Exploding Head Syndrome--a (normal) auditory hallucination of a loud sound experienced when falling asleep or upon waking.
I think this name is hilarious, but it seems accurate enough to describe the magnitude of what I alone had experienced during the night.
Upon further research, I discovered that Exploding Head Syndrome (again, hahhahahahaa!) is a fringe side effect of withdrawal from a muscle relaxant I had recently discontinued from the afore-mentioned hip pain. (Remember the hip pain?) I spent the day trying on the idea that I had experienced the sound internally. My husband agreed to let me wake him in the future (this is a big ask, as anyone who's seen the photo gallery from the past 10 years of my spouse napping may well understand) to help me investigate in the moment the source of a sound. I just can't in good conscience dismiss everything as Exploding Head Syndrome (hahahahahaha! Gosh, that name...). But, I believe that with help I can learn to distinguish over time what sounds are external and which are internal.
Here again is the mind-body connection at play, and those same questions:
1) Is this sound external (body), internal (mind), or is the sound somewhere in the connection between the two?
2) Do I really need to intervene because I heard this sound or not?
3) If so, how?
As I mentioned in the spoiler, the house-shaking explosion was a lone thunderclap that was confirmed by a neighbor late the next evening. It shook his house too and woke him up. He had remained awake to see if the storm would develop, but nothing came of it. I had not actually hallucinated. It was not actually Exploding Head Syndrome. But it could have been.

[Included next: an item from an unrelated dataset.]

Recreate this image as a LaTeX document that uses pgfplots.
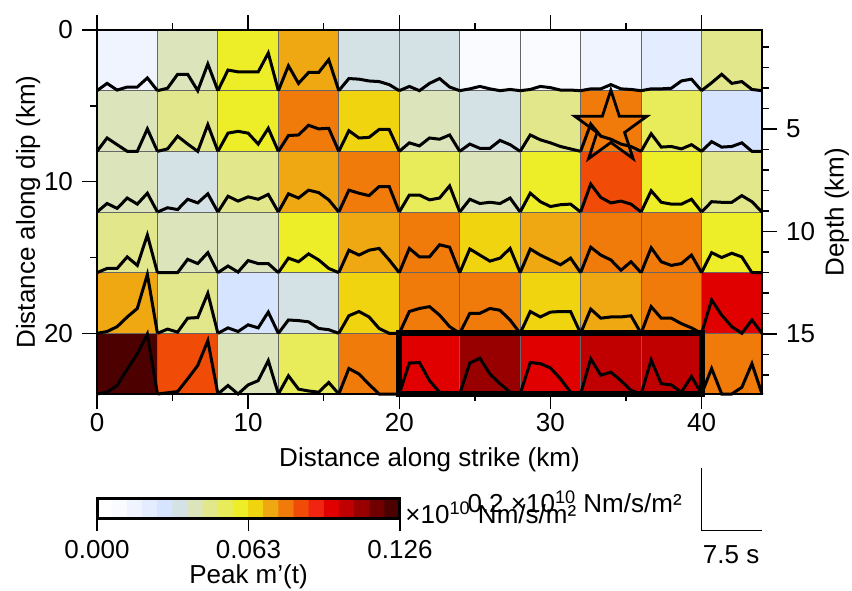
\documentclass[border=0pt]{standalone}
\usepackage{fontspec}
\setmainfont{Liberation Sans}
\usepackage{pgfplots}
\pgfplotsset{compat=1.18}
\usepackage{pgfplotstable}

% five-pointed hypocentre star, outline only
\pgfdeclareplotmark{hypostar}{%
  \pgfpathmoveto{\pgfpointpolar{90}{\pgfplotmarksize}}%
  \pgfpathlineto{\pgfpointpolar{126}{0.382*\pgfplotmarksize}}%
  \pgfpathlineto{\pgfpointpolar{162}{\pgfplotmarksize}}%
  \pgfpathlineto{\pgfpointpolar{198}{0.382*\pgfplotmarksize}}%
  \pgfpathlineto{\pgfpointpolar{234}{\pgfplotmarksize}}%
  \pgfpathlineto{\pgfpointpolar{270}{0.382*\pgfplotmarksize}}%
  \pgfpathlineto{\pgfpointpolar{306}{\pgfplotmarksize}}%
  \pgfpathlineto{\pgfpointpolar{342}{0.382*\pgfplotmarksize}}%
  \pgfpathlineto{\pgfpointpolar{18}{\pgfplotmarksize}}%
  \pgfpathlineto{\pgfpointpolar{54}{0.382*\pgfplotmarksize}}%
  \pgfpathclose
  \pgfusepathqstroke
}

% peak moment rate of each subfault (colour class 0..19), rows top to bottom
\pgfplotstableread{
x y c
2 2 2
6 2 6
10 2 9
14 2 11
18 2 5
22 2 5
26 2 1
30 2 1
34 2 2
38 2 3
42 2 7
2 6 6
6 6 7
10 6 9
14 6 12
18 6 10
22 6 6
26 6 5
30 6 7
34 6 12
38 6 8
42 6 4
2 10 6
6 10 5
10 10 7
14 10 11
18 10 12
22 10 8
26 10 6
30 10 9
34 10 13
38 10 9
42 10 7
2 14 7
6 14 6
10 14 6
14 14 9
18 14 11
22 14 12
26 14 10
30 14 11
34 14 12
38 14 12
42 14 9
2 18 11
6 18 7
10 18 4
14 18 5
18 18 10
22 18 12
26 18 12
30 18 10
34 18 11
38 18 12
42 18 15
2 22 19
6 22 13
10 22 6
14 22 8
18 22 12
22 22 15
26 22 17
30 22 15
34 22 16
38 22 16
42 22 12
}\cells

% moment rate functions m'(t) (10^10 Nm/s/m^2), 7 samples per subfault
\pgfplotstableread{
i c1 c2 c3 c4 c5 c6 c7 c8 c9 c10 c11
0 0 0 0 0 0 0 0 0 0 0 0
1 .024 .008 .068 .082 .040 .014 .006 .004 .006 .006 .026
2 .002 .054 .062 .024 .038 0 .014 .014 .006 .006 .054
3 .012 .054 .062 .060 .032 .024 .006 .010 .020 .008 .024
4 .012 0 .062 .060 .030 .040 0 .002 .006 .032 .030
5 .042 .088 .124 .102 .020 .012 .004 .002 .004 .038 .004
6 0 0 0 0 0 0 0 0 0 0 0
}\mrfA
\pgfplotstableread{
i c1 c2 c3 c4 c5 c6 c7 c8 c9 c10 c11
0 0 0 0 0 0 0 0 0 0 0 0
1 .044 .008 .060 .052 .068 .028 .024 .054 .090 .058 .032
2 .022 .050 .066 .054 .044 .018 .010 .038 .050 .014 .014
3 0 .024 .060 .086 .046 .044 .010 .028 .040 .016 .016
4 0 0 .024 .074 .072 .040 .036 .016 .024 .008 .028
5 .074 .088 .076 .076 .072 .054 .022 .008 .016 .022 0
6 0 0 0 0 0 0 0 0 0 0 0
}\mrfB
\pgfplotstableread{
i c1 c2 c3 c4 c5 c6 c7 c8 c9 c10 c11
0 0 0 0 0 0 0 0 0 0 0 0
1 .028 .014 .052 .060 .072 .056 .042 .062 .092 .070 .034
2 .012 .008 .036 .046 .062 .056 .028 .034 .048 .032 .032
3 .046 .042 .050 .072 .054 .040 .032 .018 .030 .026 .032
4 .026 .030 .042 .064 .084 .046 .028 .024 .036 .026 .054
5 .062 .060 .058 .040 .084 .086 .046 .026 .026 .042 .034
6 0 0 0 0 0 0 0 0 0 0 0
}\mrfC
\pgfplotstableread{
i c1 c2 c3 c4 c5 c6 c7 c8 c9 c10 c11
0 0 0 0 0 0 0 0 0 0 0 0
1 .014 0 .022 .048 .074 .080 .078 .078 .084 .082 .066
2 .014 0 .002 .036 .058 .052 .058 .058 .058 .036 .050
3 .052 .044 .040 .062 .074 .052 .038 .042 .042 .024 .064
4 .024 .030 .030 .042 .080 .092 .048 .026 .008 .030 .052
5 .124 .066 .030 .014 .042 .084 .080 .048 .036 .058 0
6 0 0 0 0 0 0 0 0 0 0 0
}\mrfD
\pgfplotstableread{
i c1 c2 c3 c4 c5 c6 c7 c8 c9 c10 c11
0 0 0 0 0 0 0 0 0 0 0 0
1 .006 .014 .018 .044 .058 .072 .066 .072 .080 .088 .110
2 .022 .004 .006 .042 .072 .082 .066 .054 .050 .050 .060
3 .054 .050 .028 .038 .054 .088 .082 .070 .054 .050 .022
4 .082 .052 .018 .016 .016 .060 .076 .072 .054 .032 0
5 .194 .132 .070 .012 0 .022 .044 .072 .058 .018 .044
6 0 0 0 0 0 0 0 0 0 0 0
}\mrfE
\pgfplotstableread{
i c1 c2 c3 c4 c5 c6 c7 c8 c9 c10 c11
0 0 0 0 0 0 0 0 0 0 0 0
1 .006 .004 .028 .060 .084 .102 .102 .104 .116 .112 .084
2 .028 .008 0 .016 .066 .104 .118 .100 .062 .034 0
3 .082 .050 .030 .010 .032 .044 .066 .086 .072 .030 0
4 .132 .094 .044 .006 0 .006 .034 .050 .044 .006 .022
5 .198 .176 .110 .038 0 0 .006 .006 .012 .058 .100
6 0 0 0 0 0 0 0 0 0 0 0
}\mrfF

% colour scale classes
\pgfplotstableread{
x y c
0.5 0.25 0
1.5 0.25 1
2.5 0.25 2
3.5 0.25 3
4.5 0.25 4
5.5 0.25 5
6.5 0.25 6
7.5 0.25 7
8.5 0.25 8
9.5 0.25 9
10.5 0.25 10
11.5 0.25 11
12.5 0.25 12
13.5 0.25 13
14.5 0.25 14
15.5 0.25 15
16.5 0.25 16
17.5 0.25 17
18.5 0.25 18
19.5 0.25 19
0.5 0.75 0
1.5 0.75 1
2.5 0.75 2
3.5 0.75 3
4.5 0.75 4
5.5 0.75 5
6.5 0.75 6
7.5 0.75 7
8.5 0.75 8
9.5 0.75 9
10.5 0.75 10
11.5 0.75 11
12.5 0.75 12
13.5 0.75 13
14.5 0.75 14
15.5 0.75 15
16.5 0.75 16
17.5 0.75 17
18.5 0.75 18
19.5 0.75 19
}\scaletab

\pgfplotsset{
  peakmap/.style={
    colormap={peak}{rgb255=(255,255,255) rgb255=(249,251,255) rgb255=(240,244,255)
      rgb255=(228,236,255) rgb255=(214,228,255) rgb255=(212,226,230) rgb255=(219,228,187)
      rgb255=(227,231,140) rgb255=(232,235,90) rgb255=(238,238,40) rgb255=(240,212,16)
      rgb255=(240,168,18) rgb255=(240,122,10) rgb255=(240,76,8) rgb255=(240,36,16)
      rgb255=(224,0,0) rgb255=(192,0,0) rgb255=(152,0,0) rgb255=(112,0,0) rgb255=(76,0,0)},
    colormap access=direct,
  },
  mrf/.style={black, line width=1.5pt, mark=none},
}

% one row of subfault moment rate functions: #1 table, #2 row number from the top
\newcommand\mrfrow[2]{%
  \pgfplotsinvokeforeach{1,...,11}{%
    \addplot[mrf] table[x expr={4*(##1-1)+\thisrow{i}*2/3}, y expr={4*#2-20*\thisrow{c##1}}] {#1};
  }%
}

\begin{document}
\fontsize{13}{15.6}\selectfont
\begin{tikzpicture}
\useasboundingbox (-48.5pt,-98pt) rectangle (377.5pt,197pt);

\begin{axis}[
  name=main, at={(0pt,0pt)}, anchor=south west,
  scale only axis, width=332.5pt, height=182pt,
  xmin=0, xmax=44, ymin=0, ymax=24, y dir=reverse,
  peakmap, clip=false, axis on top,
  axis line style={line width=1.3pt},
  tick align=outside,
  xtick={0,10,...,40}, minor xtick={5,15,...,35},
  ytick={0,10,20}, minor ytick={5,15},
  xtick pos=both, xticklabel pos=left, ytick pos=left,
  major tick length=7.5pt, minor tick length=3.5pt,
  every tick/.style={black, line width=0.7pt},
  /pgf/number format/assume math mode=true,
  xticklabel style={yshift=2.5pt},
  xlabel={Distance along strike (km)},
  xlabel style={yshift=1pt},
  ylabel={Distance along dip (km)},
  ylabel style={yshift=-7pt},
]
\addplot[matrix plot*, mesh/cols=11, point meta=explicit] table[meta=c] {\cells};

% subfault boundaries
\pgfplotsinvokeforeach{4,8,...,40}{%
  \addplot[black!60, line width=0.5pt] coordinates {(#1,0) (#1,24)};
}
\pgfplotsinvokeforeach{4,8,...,20}{%
  \addplot[black!60, line width=0.5pt] coordinates {(0,#1) (44,#1)};
}

\mrfrow{\mrfA}{1}
\mrfrow{\mrfB}{2}
\mrfrow{\mrfC}{3}
\mrfrow{\mrfD}{4}
\mrfrow{\mrfE}{5}
\mrfrow{\mrfF}{6}

% large-slip patch
\addplot[black, line width=3pt, line join=miter] coordinates {(20,20) (40,20) (40,24) (20,24) (20,20) (40,20)};

% hypocentre
\addplot[only marks, mark=hypostar, mark size=18.95pt, mark options={line width=1.4pt, black}] coordinates {(34,6.46)};

% amplitude and time scale
\draw[black, line width=0.7pt] (axis cs:40,28.9) -- (axis cs:40,33) -- (axis cs:44,33);
\node[anchor=center, inner sep=0pt] at (axis cs:41.96,34.6) {7.5 s};
\node[anchor=west, inner sep=0pt] at (axis cs:24.49,31.11) {0.2 ×10\textsuperscript{10} Nm/s/m²};
\node[anchor=west, inner sep=0pt] at (axis cs:20.38,31.84) {×10\textsuperscript{10} Nm/s/m²};
\end{axis}

% depth of the fault plane
\begin{axis}[
  at={(0pt,0pt)}, anchor=south west,
  scale only axis, width=332.5pt, height=182pt,
  xmin=0, xmax=44, ymin=0.17, ymax=17.93, y dir=reverse,
  axis x line=none, axis y line*=right,
  axis line style={line width=1.3pt, -},
  tick align=outside,
  ytick={5,10,15}, minor ytick={1,2,3,4,6,7,8,9,11,12,13,14,16,17},
  major tick length=7.5pt, minor tick length=3.5pt,
  every tick/.style={black, line width=0.7pt},
  /pgf/number format/assume math mode=true,
  ylabel={Depth (km)},
  ylabel style={yshift=4pt},
]
\end{axis}

% colour scale
\begin{axis}[
  at={(0pt,-52pt)}, anchor=north west,
  scale only axis, width=151.5pt, height=10pt,
  xmin=0, xmax=20, ymin=0, ymax=1,
  peakmap, axis on top,
  axis line style={line width=1.5pt},
  tick align=outside, xtick pos=left, ytick=\empty,
  xtick={0,10,20}, xticklabels={0.000,0.063,0.126},
  major tick length=6.5pt,
  every tick/.style={black, line width=0.7pt},
  xlabel={Peak m’(t)},
  xlabel style={yshift=6pt},
]
\addplot[matrix plot*, mesh/cols=20, point meta=explicit] table[meta=c] {\scaletab};
\end{axis}
\end{tikzpicture}
\end{document}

Richard Bach writes in his book "Illusions: The Adventures of a Reluctant Messiah," pub 1977:
"Donald, that's beautiful! I didn't know you could play the guitar! ... So you really know all things don't you?"
"You do too, of course. I just know that I know all things."
"I could play the guitar like that?"
"No, you'd have your own style, different from mine."
"How do I do that?" I wasn't going to run back and buy the guitar, I was just curious.
"Just give up all your inhibitions and all your beliefs that you can't play. Touch the thing as though it was a part of your life, which it is, in some alternate lifetime. Know that it's all right for you to play it well, and let your non-conscious self take over your fingers and play."
I had read something about that, hypnotic learning, where students were told they were masters of art and so played and painted and wrote like master artists. "That's a hard thing, Don, to let go of my knowing that I can't play a guitar."
"Then it will be a hard thing for you to play the guitar. It will take years of practice before you give yourself permission to do it right, before your self-conscious mind tells you that you have suffered enough to have earned the right to play well."
My first voice teacher told me "If I could remove your brain, you'd sing like an angel." When my most recent voice teacher answered my burning question "When do I get a chance to recover mid-stream when I discover vocal tension?" she replied, "Simple. You get a chance to recover with every breath." How innately wise is the body? I wonder when/how/why we finally decide to give ourselves permission to release the illusionary barriers preventing us from accessing something completely freeing and potentially life-changing.